国民は常に国から圧政を強いられている。そのように社会制度が組まれているからだ。
その国民が、他国からせめられると喧伝されると急に、行政の肩を持つようになる。
わが国を守るのだと。そして、その行為に非を唱える平和主義を非「国民」だと罵る。
それがかつての戦争であった。なんだ、人は簡単に戦争に駆り出されてしまうではないか。

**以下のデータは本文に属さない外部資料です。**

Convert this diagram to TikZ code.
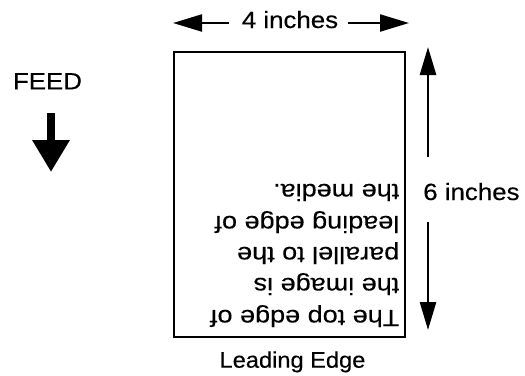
\documentclass[tikz,border=0pt]{standalone}
\usepackage{fontspec}
\setmainfont{Liberation Sans}[FakeStretch=1.1, FakeBold=0.3]
\newfontfamily\widefont{Liberation Sans}[FakeStretch=1.15, FakeBold=0.3]
\newfontfamily\narrowfont{Liberation Sans}[FakeStretch=1.05, FakeBold=0.3]
\usetikzlibrary{arrows.meta}
\begin{document}
\begin{tikzpicture}[x=1bp,y=-1bp,
  lbl/.style={inner sep=0pt, font=\fontsize{23.5bp}{28bp}\selectfont},
  upside/.style={inner sep=0pt, rotate=180, anchor=base west, font=\widefont\fontsize{23.5bp}{28bp}\selectfont},
  dimarrow/.style={line width=2.2bp, -{Triangle[length=29bp,width=17bp]}},
  vdimarrow/.style={line width=2.6bp, -{Triangle[length=28bp,width=16bp]}},
  feedarrow/.style={line width=8bp, -{Triangle[length=32bp,width=35.5bp]}}]
\useasboundingbox (0,0) rectangle (525,375);
% page
\node[draw, line width=2.2bp, minimum width=231bp, minimum height=285.3bp, inner sep=0pt, anchor=north west] (page) at (173,50.7) {};
% width dimension
\node[lbl, anchor=base] (four) at (290,28) {4 inches};
\coordinate (wl1) at (229,23);
\coordinate (wl2) at (173,23);
\coordinate (wr1) at (348,23);
\coordinate (wr2) at (409,23);
\draw[dimarrow] (wl1) -- (wl2);
\draw[dimarrow] (wr1) -- (wr2);
% height dimension
\node[lbl, anchor=base] (six) at (471.4,200) {6 inches};
\coordinate (hu1) at (428,157);
\coordinate (hu2) at (428,47);
\coordinate (hd1) at (428,222);
\coordinate (hd2) at (428,330);
\draw[vdimarrow] (hu1) -- (hu2);
\draw[vdimarrow] (hd1) -- (hd2);
% feed
\node[lbl, anchor=base] (feed) at (47.5,89.3) {FEED};
\coordinate (f1) at (51,113);
\coordinate (f2) at (51,172);
\draw[feedarrow] (f1) -- (f2);
% leading edge label
\node[inner sep=0pt, anchor=base, font=\narrowfont\fontsize{22.5bp}{27bp}\selectfont] (lead) at (292.5,367.7) {Leading Edge};
% upside-down text
\node[upside] (t1) at (399.5,310) {The top edge of};
\node[upside] (t2) at (399.5,278) {the image is};
\node[upside] (t3) at (399.5,247) {parallel to the};
\node[upside] (t4) at (399.5,216) {leading edge of};
\node[upside] (t5) at (399.5,184) {the media.};
\end{tikzpicture}
\end{document}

その戦争すら、金儲けの手段であったりする。人の行為は常に合理的だ。その行為が
単なる破壊しか生まないのであれば加担するものは減るだろう。だがそこが儲けになる
なら、話が別だ。これが戦争の真実である。

さて、宣伝とはなにか。それは人々を操るということだ。あなたも常に操られている
と思った方が良い。なぜあなたはApple製品をつかう?なぜあなたは車を買う?家を買う?
消費を促されている事に気が付いているだろうか?

幸せになるために物を買う?既にこれについては決着がついている。幸福論は
物や金に依拠しないと。幸福をもたらすのは、自己肯定とよい人間関係と他者貢献だ。
それには金や物は不要とわかっている。

大いなる矛盾は、幸福になるための行為は、日々、金を稼がなければならないという行為と
背反する事である。金を稼ぐ事が食べる事や生活の直結している現代では、避けられない
行為となってしまった。そうして、仕事に不満があれば、人は不機嫌になり、問題を起こす。
その不機嫌を酒やギャンブルやドラッグ、風俗といったもので解消しようとする。その問題
の本質は、そもそもどう金を稼ぐかということと、人間関係にある。

こういった幸福論と戦争とはあまりにも次元が異なる。戦争という行為は、本質的に
国民の意思では在り得ないのだ。国民が問題にするのは、日々との生活だけなのだから。

だが、制度としてなぜか一部の人間たちが我々に影響を及ぼす仕組みなっている。
それが現代の社会制度である。歴史が育んできた統治機構である。

統治機構の側に回りたいと人々はいう。それをすればいかにも楽が出来そうだからだ。
だが、それはウソである。それも喧伝の一部である。庶民が金儲けにいそしもうとすれば
するほど、既得者が得をするようにできている。誰かの元で働くとは事実上そういうこと
なのだ。

職探し?本来ならば、職は自分でやるものであった。それを個人から取り上げたのは
国である。いや行政である。それが嫌なら起業すれば良いではないか?確かにその通り。
だが、起業をする事すら、現代では喧伝の一部である。多くの起業家はやぶれて借金に
まみれてゆく。それはなぜか?起業方式が、既得者によって牛耳られているからだ。
そうやって仕組みに誘い込んで彼らの懐を潤す限りにおいて、飼われていて、いざとなれば
はじき出される。究極は、農業でもやり時給自足することだろうか。

あなたはなぜ、都市に住むのですか?あなたはなぜ、企業ではたらくのですか?
あなたの意思でそうしたのですか?全然違いますね。

あなたは集合意思によって動かされている。それは現代社会がそうできているからだ。
それでも、別に良いというのであれば、それを享受して欲しい。だが、それが幸せかどうか。
その基準は忘れてはならない。

疑う事。我々の一つの武器である。安易に従ってはならないのだ。